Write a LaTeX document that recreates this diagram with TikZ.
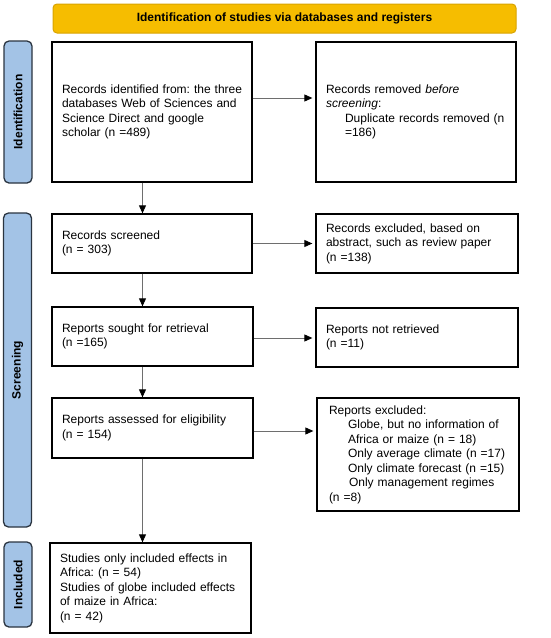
\documentclass[tikz,border=0pt]{standalone}
\usepackage{fontspec}
\setmainfont{Liberation Sans}
\usetikzlibrary{arrows.meta}
\definecolor{gold}{HTML}{F6BD00}
\definecolor{golddark}{HTML}{D8A300}
\definecolor{sideblue}{HTML}{A3C3E6}
\definecolor{sideedge}{HTML}{2A3440}
\definecolor{conn}{HTML}{6E6E6E}
\begin{document}
\frenchspacing
\begin{tikzpicture}[x=1pt,y=-1pt,
  box/.style={draw=black, line width=1.3pt, fill=white, inner xsep=10pt, inner ysep=0pt,
    text width=180pt, align=left, font=\fontsize{12}{14.5}\selectfont\frenchspacing},
  side/.style={draw=sideedge, line width=1.3pt, fill=sideblue, rounded corners=5pt,
    rotate=90, inner sep=0pt, minimum height=28pt, font=\bfseries\fontsize{12}{14}\selectfont},
  banner/.style={draw=golddark, line width=1pt, fill=gold, rounded corners=4pt,
    minimum width=463pt, minimum height=29pt, inner sep=0pt, font=\bfseries\fontsize{12}{14}\selectfont},
  conn/.style={draw=conn, line width=0.9pt, -{Triangle[length=8pt,width=7pt,color=black]}}
]
\useasboundingbox (0,0) rectangle (550,638);

\node[banner] (ban) at (284.5,18.5) {Identification of studies via databases and registers};

\node[side, minimum width=142pt] (s1) at (18,112) {Identification};
\node[side, minimum width=314pt] (s2) at (17.5,370) {Screening};
\node[side, minimum width=85pt] (s3) at (18,584.5) {Included};

\node[box, minimum height=140pt] (b1) at (152,112) {\mbox{Records identified from: the three}\\databases Web of Sciences and\\Science Direct and google\\scholar (n =489)};
\node[box, minimum height=140pt] (b2) at (416,112) {Records removed \textit{before}\\\textit{screening}:\\\hspace*{19pt}Duplicate records removed (n\\\hspace*{19pt}=186)};

\node[box, minimum height=59pt] (b3) at (152,243.5) {Records screened\\(n = 303)};
\node[box, minimum height=59pt, text width=182pt] (b4) at (417,243.5) {Records excluded, based on\\abstract, such as review paper\\(n =138)};

\node[box, minimum height=59pt, text width=181pt] (b5) at (152.5,336.5) {Reports sought for retrieval\\(n =165)};
\node[box, minimum height=59pt, text width=182pt] (b6) at (417,337.5) {Reports not retrieved\\(n =11)};

\node[box, minimum height=60pt, text width=181pt] (b7) at (152.5,428) {Reports assessed for eligibility\\(n = 154)};
\node[box, minimum height=113pt, text width=178pt, inner xsep=12pt] (b8) at (418,454.5) {Reports excluded:\\\hspace*{19pt}Globe, but no information of\\\hspace*{19pt}Africa or maize (n = 18)\\\hspace*{19pt}Only average climate (n =17)\\\hspace*{19pt}\mbox{Only climate forecast (n =15)}\\\hspace*{20pt}Only management regimes\\(n =8)};

\node[box, minimum height=90pt, text width=181pt] (b9) at (150.5,588) {Studies only included effects in\\Africa: (n = 54)\\Studies of globe included effects\\of maize in Africa:\\(n = 42)};

% horizontal connectors
\coordinate (h1) at ([yshift=14pt]b1.east);
\draw[conn, shorten >=3pt] (h1) -- (h1 -| b2.west);
\coordinate (h2) at (b3.east);
\draw[conn, shorten >=3pt] (h2) -- (h2 -| b4.west);
\coordinate (h3) at ([yshift=-1.5pt]b5.east);
\draw[conn, shorten >=3pt] (h3) -- (h3 -| b6.west);
\coordinate (h4) at ([yshift=-3pt]b7.east);
\draw[conn, shorten >=3pt] (h4) -- (h4 -| b8.west);

% vertical connectors
\coordinate (v1) at ([xshift=-9.5pt]b1.south);
\draw[conn] (v1) -- (v1 |- b3.north);
\coordinate (v2) at ([xshift=-9.5pt]b3.south);
\draw[conn] (v2) -- (v2 |- b5.north);
\coordinate (v3) at ([xshift=-10pt]b5.south);
\draw[conn] (v3) -- (v3 |- b7.north);
\coordinate (v4) at ([xshift=-10pt]b7.south);
\draw[conn] (v4) -- (v4 |- b9.north);
\end{tikzpicture}
\end{document}
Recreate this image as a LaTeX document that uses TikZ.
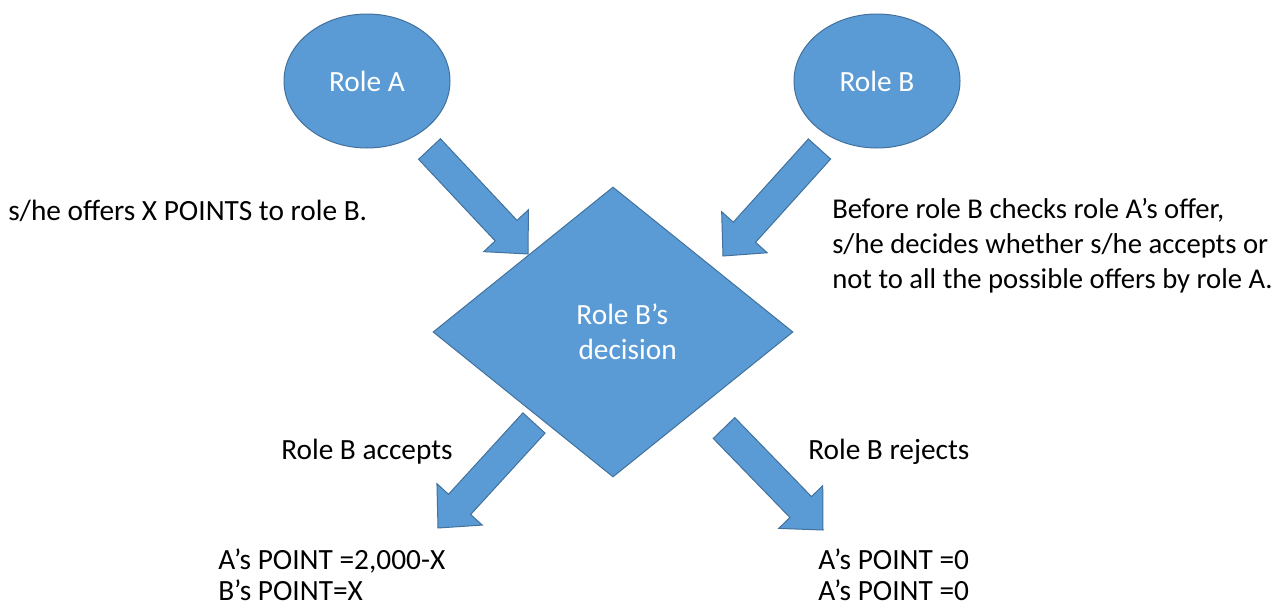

=== WORK INSTRUCTIONS ===
Your task is to repeat the data above exactly while excluding the pictures.

=== EXERCISE OUTPUT ===
Write a LaTeX document that recreates this diagram with TikZ.
\documentclass[tikz,border=0pt]{standalone}
\usepackage{fontspec}
\setmainfont{Liberation Sans}
\usetikzlibrary{arrows.meta}
\definecolor{gold}{HTML}{F6BD00}
\definecolor{golddark}{HTML}{D8A300}
\definecolor{sideblue}{HTML}{A3C3E6}
\definecolor{sideedge}{HTML}{2A3440}
\definecolor{conn}{HTML}{6E6E6E}
\begin{document}
\frenchspacing
\begin{tikzpicture}[x=1pt,y=-1pt,
  box/.style={draw=black, line width=1.3pt, fill=white, inner xsep=10pt, inner ysep=0pt,
    text width=180pt, align=left, font=\fontsize{12}{14.5}\selectfont\frenchspacing},
  side/.style={draw=sideedge, line width=1.3pt, fill=sideblue, rounded corners=5pt,
    rotate=90, inner sep=0pt, minimum height=28pt, font=\bfseries\fontsize{12}{14}\selectfont},
  banner/.style={draw=golddark, line width=1pt, fill=gold, rounded corners=4pt,
    minimum width=463pt, minimum height=29pt, inner sep=0pt, font=\bfseries\fontsize{12}{14}\selectfont},
  conn/.style={draw=conn, line width=0.9pt, -{Triangle[length=8pt,width=7pt,color=black]}}
]
\useasboundingbox (0,0) rectangle (550,638);

\node[banner] (ban) at (284.5,18.5) {Identification of studies via databases and registers};

\node[side, minimum width=142pt] (s1) at (18,112) {Identification};
\node[side, minimum width=314pt] (s2) at (17.5,370) {Screening};
\node[side, minimum width=85pt] (s3) at (18,584.5) {Included};

\node[box, minimum height=140pt] (b1) at (152,112) {\mbox{Records identified from: the three}\\databases Web of Sciences and\\Science Direct and google\\scholar (n =489)};
\node[box, minimum height=140pt] (b2) at (416,112) {Records removed \textit{before}\\\textit{screening}:\\\hspace*{19pt}Duplicate records removed (n\\\hspace*{19pt}=186)};

\node[box, minimum height=59pt] (b3) at (152,243.5) {Records screened\\(n = 303)};
\node[box, minimum height=59pt, text width=182pt] (b4) at (417,243.5) {Records excluded, based on\\abstract, such as review paper\\(n =138)};

\node[box, minimum height=59pt, text width=181pt] (b5) at (152.5,336.5) {Reports sought for retrieval\\(n =165)};
\node[box, minimum height=59pt, text width=182pt] (b6) at (417,337.5) {Reports not retrieved\\(n =11)};

\node[box, minimum height=60pt, text width=181pt] (b7) at (152.5,428) {Reports assessed for eligibility\\(n = 154)};
\node[box, minimum height=113pt, text width=178pt, inner xsep=12pt] (b8) at (418,454.5) {Reports excluded:\\\hspace*{19pt}Globe, but no information of\\\hspace*{19pt}Africa or maize (n = 18)\\\hspace*{19pt}Only average climate (n =17)\\\hspace*{19pt}\mbox{Only climate forecast (n =15)}\\\hspace*{20pt}Only management regimes\\(n =8)};

\node[box, minimum height=90pt, text width=181pt] (b9) at (150.5,588) {Studies only included effects in\\Africa: (n = 54)\\Studies of globe included effects\\of maize in Africa:\\(n = 42)};

% horizontal connectors
\coordinate (h1) at ([yshift=14pt]b1.east);
\draw[conn, shorten >=3pt] (h1) -- (h1 -| b2.west);
\coordinate (h2) at (b3.east);
\draw[conn, shorten >=3pt] (h2) -- (h2 -| b4.west);
\coordinate (h3) at ([yshift=-1.5pt]b5.east);
\draw[conn, shorten >=3pt] (h3) -- (h3 -| b6.west);
\coordinate (h4) at ([yshift=-3pt]b7.east);
\draw[conn, shorten >=3pt] (h4) -- (h4 -| b8.west);

% vertical connectors
\coordinate (v1) at ([xshift=-9.5pt]b1.south);
\draw[conn] (v1) -- (v1 |- b3.north);
\coordinate (v2) at ([xshift=-9.5pt]b3.south);
\draw[conn] (v2) -- (v2 |- b5.north);
\coordinate (v3) at ([xshift=-10pt]b5.south);
\draw[conn] (v3) -- (v3 |- b7.north);
\coordinate (v4) at ([xshift=-10pt]b7.south);
\draw[conn] (v4) -- (v4 |- b9.north);
\end{tikzpicture}
\end{document}
Recreate this image as a LaTeX document that uses TikZ.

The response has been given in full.